I honestly think when the smart mark says he’s confused, what he’s really saying is, “I know so much about pro wrestling because I read the dirt sheets and I know all of the guys real names and I watch all of the shows and I know what’s supposed to happen in an angle and I tell my friends what’s going to happen because I’ve read the spoilers and I’m so much smarter than fans that don’t know the insider terms and read meltzer and keller and if an angle doesn’t work the way it’s worked the 965 times before and they do something different than what’s supposed to happen, than I’m going to say it’s confusing, because I think that the fans that don’t read the sheets can’t possibly be smart enough to understand it.” If that’s not true, then maybe the term “dumb” mark should be used to describe the fan that gets confused when watching a show that’s performed in front of ten year olds and adults alike. Could you imagine trying to explain to a non-wrestling fan that you were confused when watching a wrestling show? I just can’t stand when the word “confused” is used. Can you tell?

*Chris Benoit has really damaged pro wrestling more than you can imagine. Steroids are found in a closet in someone’s home, and it’s all over my local news. Wrestlers=stroids=murderers=baby killers. That’s basically the way the media treats our business now. It’s like steroids are this killing drug that wrestlers take and we need to find these guys that have them. The worst part of it is that it’s basically the fan’s fault. Fans have always cheered for guys that look huge. You get a pop, you get a push. That’s how this business works. Steroids would have never been a part of this industry if the fans would have just remained silent whenever anyone with a great body wrestled. If the fans would have just cheered Haystacks Calhoun and Randy Mulkey, instead of Hulk hogan and The Ultimate Warrior, then Mike Knox’s shoebox wouldn’t be a story.

*Honestly, the Flair ceremony bored me. I know it needed to be done, but I’ve never been a big fan of ceremonies. The problem is that “nothing happens.” A bunch of guys walk out and clap and cry. To me, a roast would’ve been so much more entertaining. The one thing I will say is that I can’t think of another wrestler that would command that kind of respect when he retires. It was really hard to dislike Ric Flair. He never made it seem like he was better than you. He was humble, and he was the greatest of all time. Would any other wrestler receive that kind of send off? No way. The reality is that Ric Flair was the inspiration for probably half the guys in the business today. Even the great ones. I just can’t picture the type of scene we saw on Raw for anyone else. Not for Hogan, Michaels, Austin, The Rock, or myself.

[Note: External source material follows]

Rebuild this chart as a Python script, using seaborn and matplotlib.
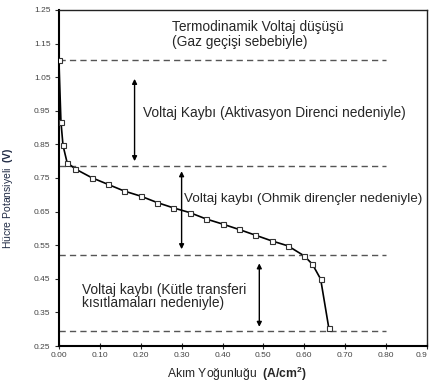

*I’m really looking forward to Angle/Joe. I think you could see the fusion of MMA and Pro Wrestling on a believable scale. I’m excited to see how stiff it gets, and whether or not it works. One thing people need to understand, is that the stiffer a match is, the more chance guys have to get hurt. MMA guys don’t fight every week for a reason. So if it’s really good, don’t expect to see everyone try it from now on.

*Between Hardbody Harrison, Benoit, and Kanyon, it’s amazing to me how little you really know about someone when you think you do. Did I know Kanyon was gay? No. Do I care? No. Did i know Benoit was like that? No. Did i think Hardbody was a kidnapping sex enslaver? No. But he did like to talk about pimping. What horrible P.R. pro wrestling has gone through over the past year. As a matter of fact, from now on i’m just going to refer to myself as a journalist.

*btw, for all of you Raven marks out there, he actually tried to get me to go see 10,000 bc, the worst reviewed movie of the year. He claims four stars. But I think he judges his movies by the Star of David scale, since he’s Jewish. On that note, 4 out of 6 stars would be 67%, and not that good. Since Ebert said it sucked, there is literally zero chance for me to spend two hours of my life at any time in the forseeable future watching this film, even when it comes to dvd. I’d rather spend two hours reading Chris “The Self-professed Authority” Schulz’s impact reviews for the past year.

*I can’t believe that the WWE had Matt Morgan on two separate occasions. The first time they put a mask on him, and the second time they made him a stutterer. Wrestling fans can say what they want about TNA’s creative, but the WWE is being written by guys that think well spoken good looking 6-10 guys should have their faces covered and stutter like imbeciles. It’d be like casting Clint Eastwood as a flaming homosexual in the Dirty Harry series. I feel sorry for the talented guys they have in the WWE that are being held hostage by their creative team. Seriously, i would love to hear some of the creative team’s conversations that led to the Matt Morgan stuttering character. I would also like to know who thought that I was the number four reason Nitro failed, while we’re at it.